Epitomising the notion of DC's "Zero Month", we're taken all the way back to Dick Grayson's origin as Robin. It's pretty much beat for beat everything you'd expect from such a story. No radical reinventions on display here. But even so, a solid retelling of the tale none the less. The only true alterations come in the form of furthering writer Kyle Higgins' running theme of Dick always looking forward, never back. There's a particularly clever scene depicting this, with Dick and a childhood friend racing a train and saving an endangered innocent in the process. The only possible downside is the ghastly revisionist Robin costume. What was once a tunic and pixie boots has become a godawful suit of armour with so many details it must take the artist an hour to simply remember what it looked like in the last panel. The New 52 has been rife with such outfits and sometimes they could do with taking a step back and realising - simpler is better.
8 out of 10
SPIDER-MEN #5 (MARVEL)
In the final issue of this landmark crossover between 616 and Ultimate universes, Peter Parker and Miles Morales team up one last time to take down the dimension-hopping threat of Mysterio. So why does it feel like nothing much actually happened in this mini-series? Over the course of these five issues, conflict has been kept to a minimum, instead being more of a polite meet and greet between the two Spider-Men. Mysterio is so easily defeated in this issue that you can't help but wonder why it took so long in the first place. However, it's not all bad, as the bonding between the two arachnid-themed heroes has been genuinely funny and compelling. While it's not really the 616 Peter's place to give Miles his blessing (what with being in the wrong universe and all), the advice he was relaying was heartfelt and meaningful.

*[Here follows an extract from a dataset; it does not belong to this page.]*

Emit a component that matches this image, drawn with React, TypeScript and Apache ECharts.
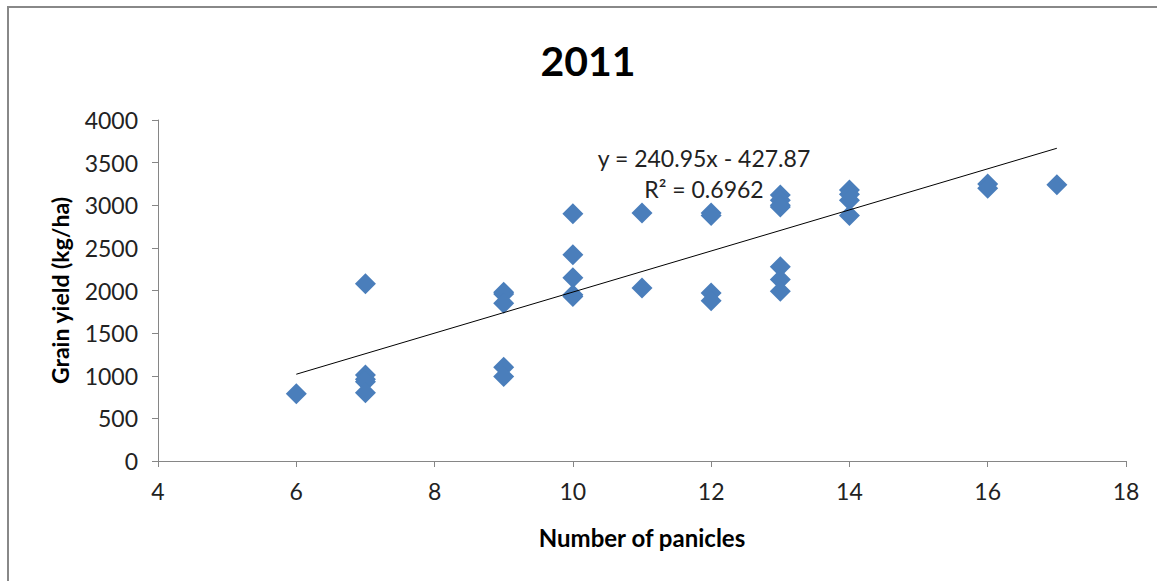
import React, { useEffect, useRef } from "react";
import * as echarts from "echarts";

const xTicks = [4, 6, 8, 10, 12, 14, 16, 18];
const panicles = [
  6,
  7, 7, 7, 7, 7,
  9, 9, 9, 9, 9,
  10, 10, 10, 10, 10,
  11, 11,
  12, 12, 12, 12,
  13, 13, 13, 13, 13, 13, 13,
  14, 14, 14, 14,
  16, 16,
  17,
];
const grainYield = [
  790,
  2080, 1010, 960, 930, 800,
  1980, 1960, 1850, 1100, 990,
  2900, 2420, 2150, 1950, 1930,
  2910, 2030,
  2910, 2880, 1970, 1880,
  3120, 3060, 3000, 2980, 2280, 2130, 1990,
  3180, 3130, 3060, 2880,
  3250, 3200,
  3240,
];
const slope = 240.95;
const intercept = -427.87;
const trendRange = [6, 17];
const equationText = "y = 240.95x - 427.87";
const r2Text = "R² = 0.6962";
const titleText = "2011";
const xName = "Number of panicles";
const yName = "Grain yield (kg/ha)";

const FONT = "Lato, 'Open Sans', sans-serif";

export default function App() {
  const ref = useRef<HTMLDivElement>(null);
  useEffect(() => {
    if (!ref.current) return;
    const chart = echarts.init(ref.current, undefined, { renderer: "svg" });
    const points = panicles.map((x, i) => [x, grainYield[i]]);
    const trend = trendRange.map((x) => [x, slope * x + intercept]);
    chart.setOption({
      animation: false,
      backgroundColor: "#fff",
      textStyle: { fontFamily: FONT },
      grid: { left: 158, right: 31, top: 120, bottom: 120, containLabel: false },
      xAxis: {
        type: "value",
        min: xTicks[0],
        max: xTicks[xTicks.length - 1],
        interval: 2,
        name: xName,
        nameLocation: "middle",
        nameGap: 64,
        nameTextStyle: { fontFamily: FONT, fontSize: 24, fontWeight: "bold", color: "#000" },
        axisLine: { lineStyle: { color: "#868686", width: 1 } },
        axisTick: { show: true, length: 6, lineStyle: { color: "#868686" } },
        axisLabel: { fontFamily: FONT, fontSize: 23, color: "#222", margin: 18 },
        splitLine: { show: false },
      },
      yAxis: {
        type: "value",
        min: 0,
        max: 4000,
        interval: 500,
        name: yName,
        nameLocation: "middle",
        nameGap: 87,
        nameTextStyle: { fontFamily: FONT, fontSize: 23, fontWeight: "bold", color: "#000" },
        axisLine: { show: true, lineStyle: { color: "#868686", width: 1 } },
        axisTick: { show: true, length: 6, lineStyle: { color: "#868686" } },
        axisLabel: {
          fontFamily: FONT,
          fontSize: 23,
          color: "#222",
          margin: 20,
          formatter: (v: number) => String(v),
        },
        splitLine: { show: false },
      },
      series: [
        {
          type: "line",
          data: trend,
          symbol: "none",
          lineStyle: { color: "#000", width: 1 },
          z: 3,
          silent: true,
        },
        {
          type: "scatter",
          data: points,
          symbol: "diamond",
          symbolSize: [21, 21],
          itemStyle: { color: "#4A7EBB", opacity: 1 },
          z: 2,
        },
      ],
      graphic: [
        {
          type: "rect",
          shape: { x: 8, y: 7, width: 1300, height: 800 },
          style: { fill: "none", stroke: "#888", lineWidth: 2 },
          silent: true,
        },
        {
          type: "text",
          x: 588,
          y: 60,
          style: {
            text: titleText,
            fontFamily: FONT,
            fontSize: 41,
            fontWeight: "bold",
            fill: "#000",
            textAlign: "center",
            textVerticalAlign: "middle",
          },
        },
        {
          type: "text",
          x: 704,
          y: 158,
          style: {
            text: equationText,
            fontFamily: FONT,
            fontSize: 23,
            fill: "#222",
            textAlign: "center",
            textVerticalAlign: "middle",
          },
        },
        {
          type: "text",
          x: 704,
          y: 189,
          style: {
            text: r2Text,
            fontFamily: FONT,
            fontSize: 23,
            fill: "#222",
            textAlign: "center",
            textVerticalAlign: "middle",
          },
        },
      ],
    });
    return () => chart.dispose();
  }, []);
  return (
    <div
      ref={ref}
      style={{ position: "fixed", left: 0, top: 0, width: 1157, height: 581 }}
    />
  );
}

Miles has always been lacking in any endorsement from his universe's dead Peter Parker, so it's quite fitting he receives it here. The issue ends on a hell of a cliffhanger, with Peter looking into whether or not the 616 universe has a Miles Morales of it's own. I don't know what it is that he found on that Google search, but I'm sure I'd buy another mini-series to find out!
9 out of 10
STAR TREK: THE NEXT GENERATION - HIVE #1 (IDW)

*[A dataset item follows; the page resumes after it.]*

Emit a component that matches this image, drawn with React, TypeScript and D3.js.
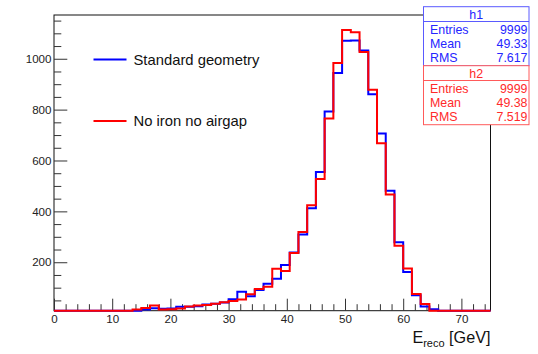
import React, { useRef, useEffect } from 'react';
import { select, scaleLinear, axisBottom, axisLeft, line, curveStepAfter, range } from 'd3';

// histogram binning: 50 bins of 1.5 GeV from 0 to 75
const binLow = 0;
const binWidth = 1.5;

const standardGeometry = [
  0, 0, 0, 0, 0, 0, 0, 0, 0, 0,
  14, 19, 17, 18, 25, 25, 27, 34, 37, 42,
  55, 84, 66, 91, 115, 135, 189, 238, 309, 412,
  555, 793, 944, 1071, 1072, 1032, 860, 706, 481, 279,
  162, 70, 26, 15, 0, 0, 0, 0, 0, 0
];

const noIronNoAirgap = [
  0, 0, 0, 0, 0, 0, 0, 0, 0, 14,
  20, 30, 14, 15, 18, 26, 30, 32, 37, 43,
  48, 54, 74, 95, 104, 174, 166, 236, 319, 424,
  527, 765, 983, 1113, 1104, 1027, 878, 668, 466, 265,
  175, 75, 36, 8, 0, 0, 0, 0, 0, 0
];

const xTicks = [0, 10, 20, 30, 40, 50, 60, 70];
const yTicks = [200, 400, 600, 800, 1000];

const legendLabels = ['Standard geometry', 'No iron no airgap'];
const statNames = ['Entries', 'Mean', 'RMS'];
const statsH1 = ['9999', '49.33', '7.617'];
const statsH2 = ['9999', '49.38', '7.519'];

const FONT = '"Liberation Sans", Arial, Helvetica, sans-serif';

const App = () => {
  const svgRef = useRef(null);

  useEffect(() => {
    const svg = select(svgRef.current);
    svg.selectAll('*').remove();

    const left = 54;
    const right = 490.5;
    const top = 15;
    const bottom = 310.7;

    const xScale = scaleLinear().domain([0, 75]).range([left, right]);
    const yMin = 9.5;
    const yScale = scaleLinear().domain([yMin, 1172]).range([bottom, top]);

    // frame
    svg
      .append('rect')
      .attr('x', left)
      .attr('y', top)
      .attr('width', right - left)
      .attr('height', bottom - top)
      .attr('fill', 'white')
      .attr('stroke', '#111')
      .attr('stroke-width', 1);

    // axes (ticks point inward like ROOT)
    const xMinor = axisBottom(xScale)
      .tickValues(range(0, 76, 2).filter(v => v % 10 !== 0))
      .tickSize(-6.5)
      .tickFormat(() => '');
    const xMajor = axisBottom(xScale)
      .tickValues(xTicks)
      .tickSize(-12)
      .tickPadding(4.5)
      .tickFormat(d => String(d));
    const yMinor = axisLeft(yScale)
      .tickValues(range(50, 1170, 50).filter(v => v % 200 !== 0))
      .tickSize(-7.3)
      .tickFormat(() => '');
    const yMajor = axisLeft(yScale)
      .tickValues(yTicks)
      .tickSize(-13.3)
      .tickPadding(2.5)
      .tickFormat(d => String(d));

    const styleAxis = g => {
      g.select('.domain').remove();
      g.selectAll('line').attr('stroke', '#333');
      g.selectAll('text')
        .attr('fill', '#222')
        .style('font-family', FONT)
        .style('font-size', '11.6px');
    };

    svg.append('g').attr('transform', `translate(0, ${bottom})`).call(xMinor).call(styleAxis);
    svg.append('g').attr('transform', `translate(0, ${bottom})`).call(xMajor).call(styleAxis);
    svg.append('g').attr('transform', `translate(${left}, 0)`).call(yMinor).call(styleAxis);
    svg.append('g').attr('transform', `translate(${left}, 0)`).call(yMajor).call(styleAxis);

    // histograms
    const stepLine = line()
      .x(d => xScale(d[0]))
      .y(d => yScale(Math.max(d[1], yMin)))
      .curve(curveStepAfter);

    const toPoints = values => {
      const pts = values.map((v, i) => [binLow + i * binWidth, v]);
      pts.push([binLow + values.length * binWidth, values[values.length - 1]]);
      return pts;
    };

    const series = [
      { values: standardGeometry, color: '#0000ff' },
      { values: noIronNoAirgap, color: '#ff0000' }
    ];

    svg
      .selectAll('.hist')
      .data(series)
      .join('path')
      .attr('class', 'hist')
      .attr('d', s => stepLine(toPoints(s.values)))
      .attr('fill', 'none')
      .attr('stroke', s => s.color)
      .attr('stroke-width', 2);

    // legend
    const legend = svg
      .selectAll('.legend')
      .data(series)
      .join('g')
      .attr('class', 'legend')
      .attr('transform', (s, i) => `translate(93.5, ${59.5 + i * 61.5})`);
    legend
      .append('line')
      .attr('x1', 0)
      .attr('x2', 33)
      .attr('stroke', s => s.color)
      .attr('stroke-width', 2);
    legend
      .append('text')
      .attr('x', 40)
      .attr('y', 5.2)
      .attr('fill', '#111')
      .style('font-family', FONT)
      .style('font-size', '14.8px')
      .text((s, i) => legendLabels[i]);

    // x title
    const title = svg
      .append('text')
      .attr('x', right)
      .attr('y', 343.3)
      .attr('text-anchor', 'end')
      .attr('fill', '#111')
      .style('font-family', FONT)
      .style('font-size', '16.2px');
    title.append('tspan').text('E');
    title.append('tspan').attr('dy', 3.4).style('font-size', '11px').text('reco');
    title.append('tspan').attr('dy', -3.4).text(' [GeV]');

    // stats boxes
    const boxes = [
      { name: 'h1', stats: statsH1, y0: 6.7, text: '#2525ff', border: '#5a5aff' },
      { name: 'h2', stats: statsH2, y0: 65.7, text: '#ff2a2a', border: '#ff5a5a' }
    ];
    const bx0 = 423.5;
    const bx1 = 529;
    boxes.forEach(b => {
      const g = svg.append('g').attr('transform', `translate(0, ${b.y0})`);
      g.append('rect')
        .attr('x', bx0)
        .attr('y', 0)
        .attr('width', bx1 - bx0)
        .attr('height', 59)
        .attr('fill', 'white')
        .attr('stroke', b.border)
        .attr('stroke-width', 1);
      g.append('line')
        .attr('x1', bx0)
        .attr('x2', bx1)
        .attr('y1', 14.8)
        .attr('y2', 14.8)
        .attr('stroke', b.border);
      g.append('text')
        .attr('x', (bx0 + bx1) / 2)
        .attr('y', 12)
        .attr('text-anchor', 'middle')
        .attr('fill', b.text)
        .style('font-family', FONT)
        .style('font-size', '12.4px')
        .text(b.name);
      statNames.forEach((n, i) => {
        const ty = 27 + i * 14.2;
        g.append('text')
          .attr('x', 430)
          .attr('y', ty)
          .attr('fill', b.text)
          .style('font-family', FONT)
          .style('font-size', '12.4px')
          .text(n);
        g.append('text')
          .attr('x', 527.5)
          .attr('y', ty)
          .attr('text-anchor', 'end')
          .attr('fill', b.text)
          .style('font-family', FONT)
          .style('font-size', '12.4px')
          .text(b.stats[i]);
      });
    });
  }, []);

  return (
    <svg
      ref={svgRef}
      width={538}
      height={354}
      style={{ position: 'absolute', left: 0, top: 0, background: 'white' }}
    />
  );
};

export default App;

As a life-long Star Trek fan, the initial news of this mini-series captivated my interest. Unfortunately, the implementation has failed to deliver on every conceivable level. Beginning five hundred years in the future, it's revealed that the Borg have achieved their goal of assimilating the entire galaxy. Yet their quest for perfection has yielded no answers, no resolution, no peace - they're actually quite bored by it. The reassimilated Locutus sets into motion a plan to restore the region to it's former glory and like all good Trek stories - uses time travel to do it. The issue itself features a horrifying scene which can only be described as Picard calling old flame Vash for a booty call, a frankly laughable Data substitute and manages to undo four seasons of character development for a major Voyager cast member (it shouldn't be too hard to guess who - she's on the cover!). Also, if the plot hinges on travelling back in time to stop the total assimilation of the galaxy, who are these new inter-dimensional beings acting as the villain and why should we care about them when all signs point to them being a wild goose chase. When Brannon Braga left the Star Trek franchise behind, that was the best decision anyone could ever have made. Why undo that all these years later?
3 out of 10
THE WALKING DEAD #102 (IMAGE)
Still reeling from the shocking events from issue 100, Rick's group have made their way back home to the Washington compound. Last issue's cliffhanger reveal of Andrea having captured a prisoner would have typically been taken as a rallying cry, especially with this group of characters. However, writer Robert Kirkman expertly turns the dynamic on it's head. Sure having a prisoner is a tactical advantage, but they're up against overwhelming numbers and one man held in a cupboard isn't going to change that. Previously, we would've expected lead character Rick Grimes to take his sweet revenge on the prisoner and set out looking for the villain, but recent events have shaken this once proud man into apathy. Where mere issues before he was offering his military support to a neighbouring community, he's now backed down and is actually conceding to the rebel's demands (or at least we think he is). For a hundred issues, these characters have proudly taken on the world all by themselves. This issue intelligently explores the option of cowardice under such circumstances, as worrying as that may be.